Make them behave, I say.
The Programme Tyrant strives mightily for a minute or two but the wizard and the Box are locked in mortal combat. Ow! Dranglefab! WHAP! BLANG! THUMP!
So I turn the whole thing off. CRASH. I can frelling hear the components clanking together like badly rung bells.
And then I run/totter off to tower practise.
So the story thus far: I need Blogmom to load the sheet music to the lullaby on the blog. This means I have to print it out, scan it back in again, and tack it on as an attachment to an email, and send it to her. I have, thus far, done none of these things.
Tune in tomorrow for the next exciting episode.
* * *
* You may replace this with ‘matriarch’ if you prefer
** Yes, I do read too much Wondermark.^ http://wondermark.com/ Wait, is it possible to read too much Wondermark?
http://wondermark.com/601/ Ahem, says she who eats everything with chopsticks.
^ Does he do matriarchs? I don’t remember matriarchs
*** Landscape gets uppity if you don’t tramp on it regularly. See, you’re helping save the planet when you go for walks. It’s not just a question of your waistline.

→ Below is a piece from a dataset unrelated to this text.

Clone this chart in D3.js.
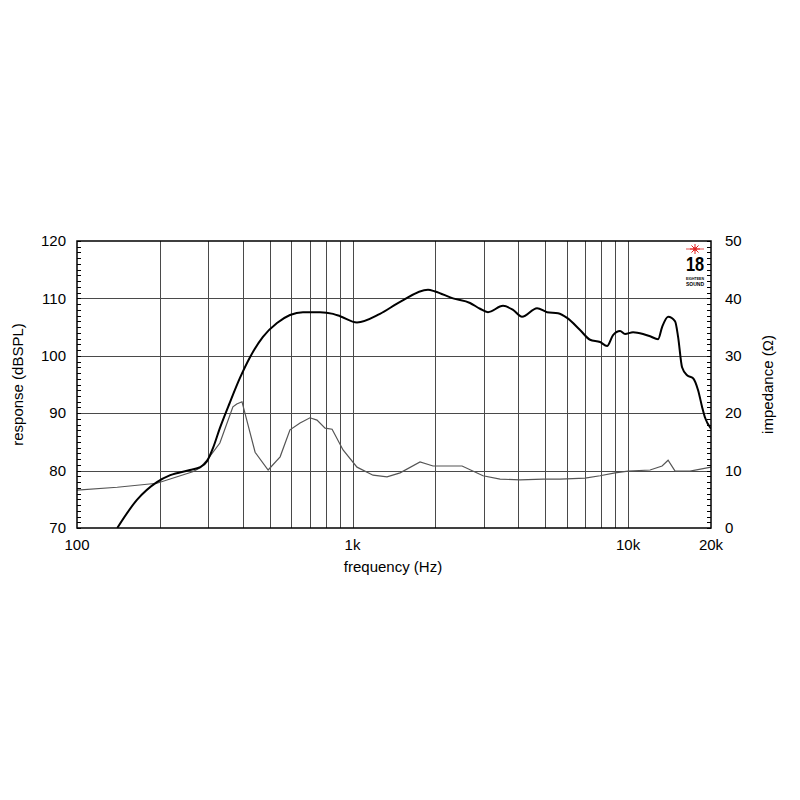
<!DOCTYPE html>
<html>
<head>
<meta charset="utf-8">
<script src="https://cdn.jsdelivr.net/npm/d3@7/dist/d3.min.js"></script>
<style>
  html, body { margin: 0; padding: 0; background: #fff; }
  svg { display: block; }
  text { font-family: "Liberation Sans", Arial, Helvetica, sans-serif; fill: #000; }
</style>
</head>
<body>
<svg id="chart" width="800" height="800"></svg>
<script>
// ---- data ----
const responseFreq = [140, 165, 195, 218, 257, 280, 296, 312, 330, 359, 390, 425, 473, 532, 593, 661, 762, 850, 901, 1038, 1258, 1488, 1879, 1993, 2316, 2670, 2902, 3102, 3517, 3824, 4123, 4674, 5082, 5570, 6005, 6695, 7279, 7914, 8390, 8821, 9355, 9752, 10426, 11334, 12022, 12853, 13290, 13975, 14815, 15191, 15704, 16377, 17218, 17955, 18565, 19036, 20000];
const responseDb = [70, 74.9, 78, 79.2, 80.1, 80.6, 81.6, 84.0, 87.4, 91.9, 96.1, 99.8, 103.3, 105.7, 107.1, 107.6, 107.6, 107.3, 106.9, 105.8, 107.3, 109.4, 111.5, 111.2, 110.0, 109.2, 108.2, 107.6, 108.7, 108.0, 106.8, 108.3, 107.6, 107.4, 106.6, 104.5, 102.8, 102.4, 101.7, 103.6, 104.3, 103.8, 104.1, 103.8, 103.4, 102.9, 105.0, 106.8, 106.0, 103.3, 98.0, 96.6, 96.1, 94.0, 91.1, 89.2, 87.3];

const impedanceFreq = [100, 140, 195, 263, 280, 296, 330, 368, 380, 397, 443, 494, 546, 593, 645, 701, 743, 795, 843, 924, 1038, 1187, 1334, 1488, 1758, 1960, 2498, 2976, 3431, 4055, 4913, 5665, 6982, 7914, 8971, 10000, 12022, 13290, 13975, 14815, 16788, 20000];
const impedanceOhm = [6.6, 7.1, 7.8, 9.8, 10.5, 11.8, 14.8, 21.1, 21.6, 22.0, 13.2, 10.1, 12.4, 17.1, 18.3, 19.2, 18.8, 17.4, 17.2, 13.6, 10.6, 9.2, 8.9, 9.6, 11.5, 10.8, 10.8, 9.1, 8.5, 8.4, 8.5, 8.5, 8.7, 9.1, 9.6, 9.9, 10.1, 10.8, 11.8, 9.9, 9.9, 10.6];

const gridFreqs = [200, 300, 400, 500, 600, 700, 800, 900, 1000, 2000, 3000, 4000, 5000, 6000, 7000, 8000, 9000, 10000];
const xTickValues = [100, 1000, 10000, 20000];
const xTickLabels = ["100", "1k", "10k", "20k"];
const leftTicks = [70, 80, 90, 100, 110, 120];
const rightTicks = [0, 10, 20, 30, 40, 50];

// ---- layout ----
const L = 77, R = 711, T = 241, B = 528;
const svg = d3.select("#chart");

const x = d3.scaleLog().domain([100, 20000]).range([L, R]);
const yL = d3.scaleLinear().domain([70, 120]).range([B, T]);
const yR = d3.scaleLinear().domain([0, 50]).range([B, T]);

svg.append("defs").append("clipPath").attr("id", "plotclip")
  .append("rect").attr("x", L).attr("y", T).attr("width", R - L).attr("height", B - T);

// grid
const grid = svg.append("g").attr("stroke", "#4a4a4a").attr("stroke-width", 1);
grid.selectAll("line.v").data(gridFreqs).join("line")
  .attr("x1", d => Math.round(x(d)) + 0.5).attr("x2", d => Math.round(x(d)) + 0.5)
  .attr("y1", T).attr("y2", B);
grid.selectAll("line.h").data([80, 90, 100, 110]).join("line")
  .attr("x1", L).attr("x2", R)
  .attr("y1", d => Math.round(yL(d)) + 0.5).attr("y2", d => Math.round(yL(d)) + 0.5);

// minor ticks inside (left & right)
const minorL = d3.range(70, 121, 1);
svg.append("g").attr("stroke", "#000").attr("stroke-width", 1)
  .selectAll("line").data(minorL).join("line")
  .attr("x1", L).attr("x2", L + 4)
  .attr("y1", d => Math.round(yL(d)) + 0.5).attr("y2", d => Math.round(yL(d)) + 0.5);
const minorR = d3.range(0, 51, 1);
svg.append("g").attr("stroke", "#000").attr("stroke-width", 1)
  .selectAll("line").data(minorR).join("line")
  .attr("x1", R - 4).attr("x2", R)
  .attr("y1", d => Math.round(yR(d)) + 0.5).attr("y2", d => Math.round(yR(d)) + 0.5);

// curves
const plot = svg.append("g").attr("clip-path", "url(#plotclip)");
const impData = impedanceFreq.map((f, i) => [f, impedanceOhm[i]]);
plot.append("path")
  .datum(impData)
  .attr("fill", "none").attr("stroke", "#555").attr("stroke-width", 1.2)
  .attr("d", d3.line().x(d => x(d[0])).y(d => yR(d[1])).curve(d3.curveLinear));

const respData = responseFreq.map((f, i) => [f, responseDb[i]]);
plot.append("path")
  .datum(respData)
  .attr("fill", "none").attr("stroke", "#000").attr("stroke-width", 2)
  .attr("d", d3.line().x(d => x(d[0])).y(d => yL(d[1])).curve(d3.curveMonotoneX));

// frame
svg.append("rect").attr("x", L).attr("y", T).attr("width", R - L).attr("height", B - T)
  .attr("fill", "none").attr("stroke", "#000").attr("stroke-width", 1.5);

// axes labels
svg.append("g").selectAll("text").data(leftTicks).join("text")
  .attr("x", L - 11).attr("y", d => yL(d)).attr("dy", "0.35em")
  .attr("text-anchor", "end").attr("font-size", 15).text(d => d);
svg.append("g").selectAll("text").data(rightTicks).join("text")
  .attr("x", R + 14).attr("y", d => yR(d)).attr("dy", "0.35em")
  .attr("text-anchor", "start").attr("font-size", 15).text(d => d);
svg.append("g").selectAll("text").data(xTickValues).join("text")
  .attr("x", d => x(d)).attr("y", 550)
  .attr("text-anchor", "middle").attr("font-size", 15).text((d, i) => xTickLabels[i]);

svg.append("text").attr("x", (L + R) / 2 - 1).attr("y", 572)
  .attr("text-anchor", "middle").attr("font-size", 15).text("frequency (Hz)");
svg.append("text").attr("transform", `translate(23,${(T + B) / 2}) rotate(-90)`)
  .attr("text-anchor", "middle").attr("font-size", 15).text("response (dBSPL)");
svg.append("text").attr("transform", `translate(773,${(T + B) / 2}) rotate(-90)`)
  .attr("text-anchor", "middle").attr("font-size", 15).text("impedance (Ω)");

// logo
const logo = svg.append("g").attr("transform", "translate(695,0)");
const star = logo.append("g").attr("stroke", "#e02020").attr("stroke-width", 1);
[0, 45, 90, 135].forEach(a => {
  const r = 5, rad = a * Math.PI / 180;
  star.append("line").attr("x1", -r * Math.cos(rad)).attr("y1", 249 - r * Math.sin(rad))
    .attr("x2", r * Math.cos(rad)).attr("y2", 249 + r * Math.sin(rad));
});
star.append("line").attr("x1", -9).attr("x2", 9).attr("y1", 249).attr("y2", 249).attr("stroke-width", 0.8);
logo.append("circle").attr("cx", 0).attr("cy", 249).attr("r", 1.8).attr("fill", "#e02020");
logo.append("text").attr("transform", "translate(0,271) scale(0.78,1)").attr("text-anchor", "middle")
  .attr("font-size", 21).attr("font-weight", "bold").text("18");
logo.append("text").attr("x", 0).attr("y", 279.5).attr("text-anchor", "middle")
  .attr("font-size", 3.5).attr("font-weight", "bold").text("EIGHTEEN");
logo.append("text").attr("x", 0).attr("y", 285.5).attr("text-anchor", "middle")
  .attr("font-size", 5).attr("font-weight", "bold").text("SOUND");
</script>
</body>
</html>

† Asmodeus is expecting Peter to provide his own dragon’s blood, eyelash of salamander and powdered mandrake root. At the prices they charge, I feel these should be included.
†† Ha ha ha ha ha. Although you don’t know, they might have a taste for computer components.
††† And a good thing I did, since I’d managed to make one of the corrections backwards
‡ Like we aren’t frelling drowning in second sheets, from all those blank-backed galley proofs. We have scratch paper for the next million years.
‡‡ Having now had it, used it, and been slapped around by it for a year and a half or so, I like the name no more than I did in the beginning. It said, You’ve had it! You’re finished!, a year and a half ago, and it still says, You’ve had it! You’re finished! to me now.
‡‡‡ Well. Four. And one of ’em’s retired.